Return all lines with the word "this" in them.

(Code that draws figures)
────────────────

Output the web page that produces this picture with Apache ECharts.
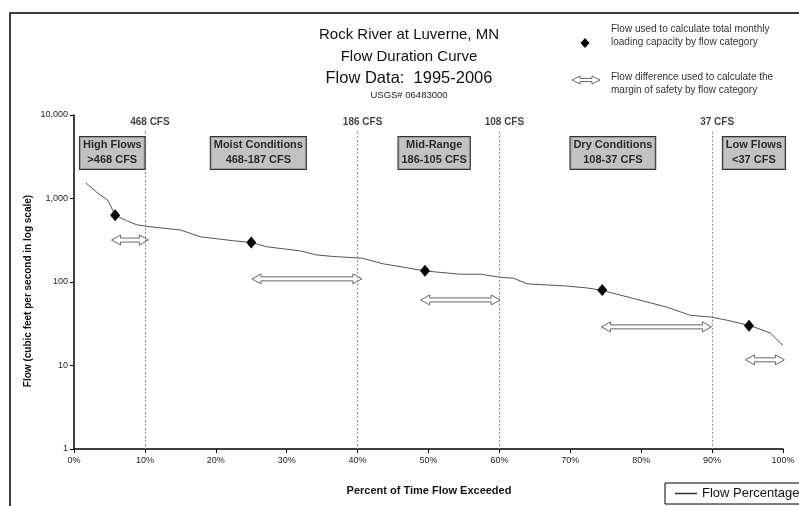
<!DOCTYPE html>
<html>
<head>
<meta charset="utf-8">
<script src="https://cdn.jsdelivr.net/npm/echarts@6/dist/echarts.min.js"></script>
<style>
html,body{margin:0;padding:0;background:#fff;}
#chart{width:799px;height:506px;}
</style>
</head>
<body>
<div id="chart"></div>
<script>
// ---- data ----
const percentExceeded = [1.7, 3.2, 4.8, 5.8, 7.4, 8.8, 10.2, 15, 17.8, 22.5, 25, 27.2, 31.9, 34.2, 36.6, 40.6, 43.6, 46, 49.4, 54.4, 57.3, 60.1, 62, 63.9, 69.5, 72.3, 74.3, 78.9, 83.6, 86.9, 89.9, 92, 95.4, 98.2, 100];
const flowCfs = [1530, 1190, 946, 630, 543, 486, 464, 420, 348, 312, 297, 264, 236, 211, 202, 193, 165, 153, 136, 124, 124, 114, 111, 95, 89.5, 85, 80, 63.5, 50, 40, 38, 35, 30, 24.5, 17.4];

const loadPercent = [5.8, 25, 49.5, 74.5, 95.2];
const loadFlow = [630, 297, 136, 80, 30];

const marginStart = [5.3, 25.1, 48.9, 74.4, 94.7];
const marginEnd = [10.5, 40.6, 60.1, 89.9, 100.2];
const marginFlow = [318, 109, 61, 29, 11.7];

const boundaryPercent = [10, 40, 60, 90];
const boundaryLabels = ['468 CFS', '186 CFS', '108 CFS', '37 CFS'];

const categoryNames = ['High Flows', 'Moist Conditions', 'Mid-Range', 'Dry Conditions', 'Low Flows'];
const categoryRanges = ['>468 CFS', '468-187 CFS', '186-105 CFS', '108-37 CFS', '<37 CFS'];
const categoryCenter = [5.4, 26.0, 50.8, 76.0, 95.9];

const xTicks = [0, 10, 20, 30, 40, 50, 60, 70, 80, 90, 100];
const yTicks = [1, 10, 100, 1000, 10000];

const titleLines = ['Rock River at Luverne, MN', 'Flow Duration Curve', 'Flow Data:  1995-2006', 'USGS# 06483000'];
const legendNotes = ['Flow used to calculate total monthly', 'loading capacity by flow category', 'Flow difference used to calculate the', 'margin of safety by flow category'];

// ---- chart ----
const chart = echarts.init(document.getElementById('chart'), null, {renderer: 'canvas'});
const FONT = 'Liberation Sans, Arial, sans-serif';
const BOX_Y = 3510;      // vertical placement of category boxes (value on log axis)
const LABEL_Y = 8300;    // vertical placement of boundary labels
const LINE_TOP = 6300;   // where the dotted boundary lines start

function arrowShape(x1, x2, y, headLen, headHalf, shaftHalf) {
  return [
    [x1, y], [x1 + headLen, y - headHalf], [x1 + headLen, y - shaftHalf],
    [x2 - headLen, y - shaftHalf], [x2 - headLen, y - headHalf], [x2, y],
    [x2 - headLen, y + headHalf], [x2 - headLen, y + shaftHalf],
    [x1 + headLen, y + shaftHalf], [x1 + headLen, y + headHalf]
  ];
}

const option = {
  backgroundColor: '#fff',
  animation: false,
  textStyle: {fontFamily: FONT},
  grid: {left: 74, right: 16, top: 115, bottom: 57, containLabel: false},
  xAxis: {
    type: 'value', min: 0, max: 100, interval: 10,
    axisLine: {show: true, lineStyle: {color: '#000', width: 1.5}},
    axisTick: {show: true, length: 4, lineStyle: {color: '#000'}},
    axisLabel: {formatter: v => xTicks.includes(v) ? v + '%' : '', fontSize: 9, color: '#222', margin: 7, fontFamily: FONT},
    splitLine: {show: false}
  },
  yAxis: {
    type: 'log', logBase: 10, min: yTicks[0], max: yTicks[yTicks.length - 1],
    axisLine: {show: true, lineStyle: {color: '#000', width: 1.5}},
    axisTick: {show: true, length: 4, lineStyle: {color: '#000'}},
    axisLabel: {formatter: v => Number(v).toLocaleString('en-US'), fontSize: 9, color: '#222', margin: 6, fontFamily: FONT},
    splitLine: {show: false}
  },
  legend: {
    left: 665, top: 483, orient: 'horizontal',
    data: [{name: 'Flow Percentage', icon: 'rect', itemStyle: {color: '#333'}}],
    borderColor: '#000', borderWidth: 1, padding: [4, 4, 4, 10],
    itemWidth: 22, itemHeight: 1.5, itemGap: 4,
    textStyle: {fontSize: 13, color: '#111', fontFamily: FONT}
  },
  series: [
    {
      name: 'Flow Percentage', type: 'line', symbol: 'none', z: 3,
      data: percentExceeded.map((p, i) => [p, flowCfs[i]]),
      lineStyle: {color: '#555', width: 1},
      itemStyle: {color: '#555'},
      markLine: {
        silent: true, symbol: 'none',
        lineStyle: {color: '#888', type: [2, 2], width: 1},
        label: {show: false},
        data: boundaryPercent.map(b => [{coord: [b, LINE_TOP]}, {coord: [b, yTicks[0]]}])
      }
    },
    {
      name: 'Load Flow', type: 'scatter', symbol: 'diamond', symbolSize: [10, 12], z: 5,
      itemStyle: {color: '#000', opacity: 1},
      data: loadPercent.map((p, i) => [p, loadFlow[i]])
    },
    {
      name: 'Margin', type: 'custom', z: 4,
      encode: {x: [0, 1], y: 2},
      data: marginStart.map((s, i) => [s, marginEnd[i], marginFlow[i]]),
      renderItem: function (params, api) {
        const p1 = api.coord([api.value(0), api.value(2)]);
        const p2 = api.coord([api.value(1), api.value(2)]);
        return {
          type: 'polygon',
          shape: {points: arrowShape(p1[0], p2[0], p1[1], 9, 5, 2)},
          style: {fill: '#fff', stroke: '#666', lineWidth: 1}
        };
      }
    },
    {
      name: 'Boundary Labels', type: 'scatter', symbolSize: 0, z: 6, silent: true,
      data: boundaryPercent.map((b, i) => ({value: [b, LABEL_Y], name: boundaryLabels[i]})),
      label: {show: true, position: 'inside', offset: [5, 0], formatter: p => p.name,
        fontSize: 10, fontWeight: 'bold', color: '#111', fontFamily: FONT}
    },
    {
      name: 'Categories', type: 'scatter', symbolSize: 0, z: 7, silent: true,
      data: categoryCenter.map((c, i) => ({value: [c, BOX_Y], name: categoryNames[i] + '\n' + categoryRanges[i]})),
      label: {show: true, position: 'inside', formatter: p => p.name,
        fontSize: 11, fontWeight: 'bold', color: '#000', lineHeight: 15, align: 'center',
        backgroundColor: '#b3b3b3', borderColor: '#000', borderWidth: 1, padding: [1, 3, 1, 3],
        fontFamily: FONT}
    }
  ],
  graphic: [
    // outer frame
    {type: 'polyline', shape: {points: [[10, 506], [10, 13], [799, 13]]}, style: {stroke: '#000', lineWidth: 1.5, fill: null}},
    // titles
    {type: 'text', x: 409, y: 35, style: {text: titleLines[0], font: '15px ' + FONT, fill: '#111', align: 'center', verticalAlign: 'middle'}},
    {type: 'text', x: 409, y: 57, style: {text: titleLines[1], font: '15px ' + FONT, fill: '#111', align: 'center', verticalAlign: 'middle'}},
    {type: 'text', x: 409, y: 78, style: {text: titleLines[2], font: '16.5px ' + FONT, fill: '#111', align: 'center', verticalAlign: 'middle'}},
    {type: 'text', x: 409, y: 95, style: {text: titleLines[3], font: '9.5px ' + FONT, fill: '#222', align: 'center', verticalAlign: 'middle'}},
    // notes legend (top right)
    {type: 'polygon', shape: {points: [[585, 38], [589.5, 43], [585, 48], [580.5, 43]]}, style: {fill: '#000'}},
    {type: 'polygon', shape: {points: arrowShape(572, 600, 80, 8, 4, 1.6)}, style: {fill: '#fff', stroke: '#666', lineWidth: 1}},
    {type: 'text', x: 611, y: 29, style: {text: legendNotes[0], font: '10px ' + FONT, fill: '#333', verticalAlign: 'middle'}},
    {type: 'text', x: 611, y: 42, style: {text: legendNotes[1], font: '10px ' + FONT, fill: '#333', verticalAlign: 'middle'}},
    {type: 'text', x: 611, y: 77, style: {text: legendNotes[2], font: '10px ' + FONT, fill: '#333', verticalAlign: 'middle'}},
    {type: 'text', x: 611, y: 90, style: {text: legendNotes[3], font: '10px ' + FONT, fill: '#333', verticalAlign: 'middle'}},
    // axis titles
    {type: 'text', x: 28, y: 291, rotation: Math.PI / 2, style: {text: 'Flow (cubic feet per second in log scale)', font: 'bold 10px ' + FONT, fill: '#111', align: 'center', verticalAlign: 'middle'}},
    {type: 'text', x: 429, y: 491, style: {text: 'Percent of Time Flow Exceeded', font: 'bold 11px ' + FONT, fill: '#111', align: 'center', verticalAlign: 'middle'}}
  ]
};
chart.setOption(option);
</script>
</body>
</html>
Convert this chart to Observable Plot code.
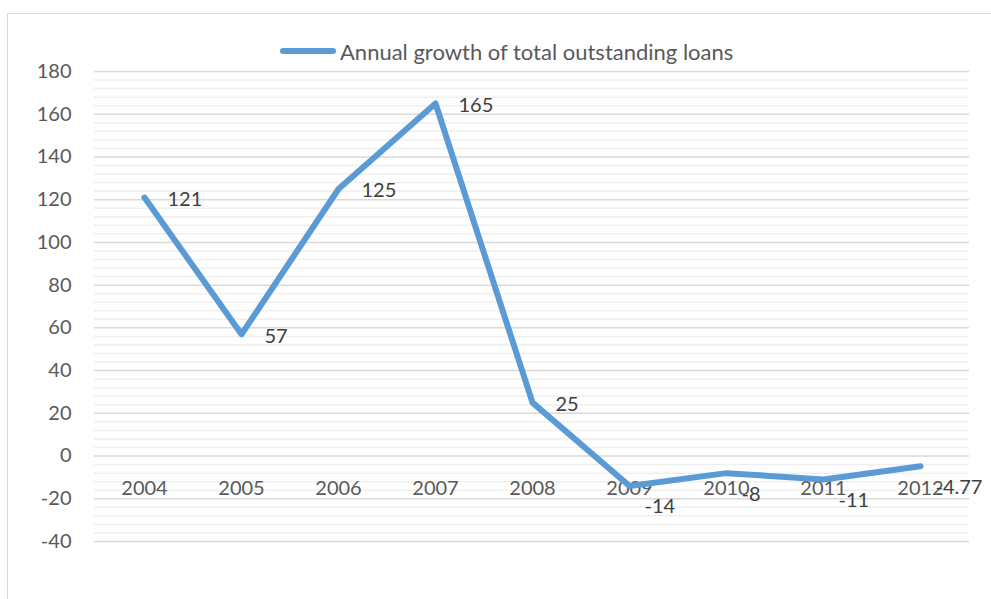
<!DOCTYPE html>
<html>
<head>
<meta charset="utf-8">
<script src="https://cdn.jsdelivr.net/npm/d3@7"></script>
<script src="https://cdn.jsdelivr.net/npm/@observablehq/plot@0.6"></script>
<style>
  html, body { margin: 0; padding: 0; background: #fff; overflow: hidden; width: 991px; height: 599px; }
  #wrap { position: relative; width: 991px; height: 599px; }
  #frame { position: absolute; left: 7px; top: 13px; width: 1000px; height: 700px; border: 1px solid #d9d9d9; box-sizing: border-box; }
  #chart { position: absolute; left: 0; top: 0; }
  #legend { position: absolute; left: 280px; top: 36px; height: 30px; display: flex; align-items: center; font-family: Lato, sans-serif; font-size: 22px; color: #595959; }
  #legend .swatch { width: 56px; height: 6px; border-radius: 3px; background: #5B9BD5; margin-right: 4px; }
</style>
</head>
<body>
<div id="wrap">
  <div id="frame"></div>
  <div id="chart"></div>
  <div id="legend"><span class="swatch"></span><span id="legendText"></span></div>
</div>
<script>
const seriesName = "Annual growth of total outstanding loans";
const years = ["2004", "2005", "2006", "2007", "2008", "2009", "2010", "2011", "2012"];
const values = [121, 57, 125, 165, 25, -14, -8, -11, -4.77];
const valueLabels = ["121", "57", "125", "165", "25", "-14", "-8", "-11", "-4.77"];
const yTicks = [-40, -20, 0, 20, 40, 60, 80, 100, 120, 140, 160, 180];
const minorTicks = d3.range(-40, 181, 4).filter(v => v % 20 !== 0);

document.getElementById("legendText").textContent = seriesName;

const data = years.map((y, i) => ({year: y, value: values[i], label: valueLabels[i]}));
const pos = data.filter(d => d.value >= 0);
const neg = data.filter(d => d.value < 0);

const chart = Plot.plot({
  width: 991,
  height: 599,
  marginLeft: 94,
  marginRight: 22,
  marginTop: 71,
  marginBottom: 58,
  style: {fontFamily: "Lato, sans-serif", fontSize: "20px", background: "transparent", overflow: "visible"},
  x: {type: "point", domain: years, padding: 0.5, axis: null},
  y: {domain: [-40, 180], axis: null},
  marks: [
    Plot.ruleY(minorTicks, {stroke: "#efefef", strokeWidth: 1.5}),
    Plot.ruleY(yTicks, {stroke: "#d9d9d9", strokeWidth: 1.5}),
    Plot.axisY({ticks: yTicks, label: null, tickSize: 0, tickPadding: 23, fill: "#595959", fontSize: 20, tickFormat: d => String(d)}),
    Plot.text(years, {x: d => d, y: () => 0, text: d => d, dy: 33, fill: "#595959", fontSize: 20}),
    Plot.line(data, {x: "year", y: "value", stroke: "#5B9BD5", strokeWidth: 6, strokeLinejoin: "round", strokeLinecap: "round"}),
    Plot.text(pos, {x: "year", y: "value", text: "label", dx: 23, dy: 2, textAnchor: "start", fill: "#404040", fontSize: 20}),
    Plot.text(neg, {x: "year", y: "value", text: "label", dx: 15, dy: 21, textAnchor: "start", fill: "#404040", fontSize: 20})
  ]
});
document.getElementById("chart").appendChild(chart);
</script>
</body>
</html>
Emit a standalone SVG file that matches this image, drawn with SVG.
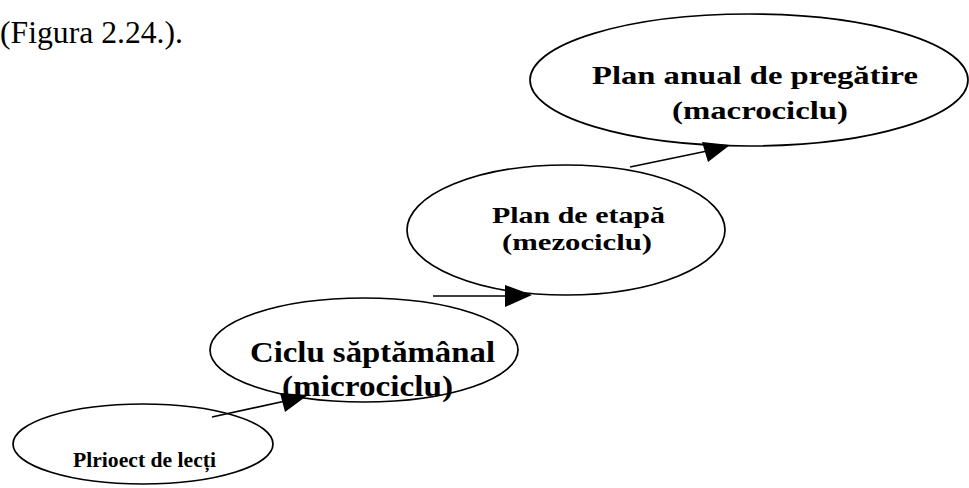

────────────────

Exercise response:
Output the web page that produces this picture with Apache ECharts.
Convert this chart to Observable Plot code.
Emit a standalone SVG file that matches this image, drawn with SVG.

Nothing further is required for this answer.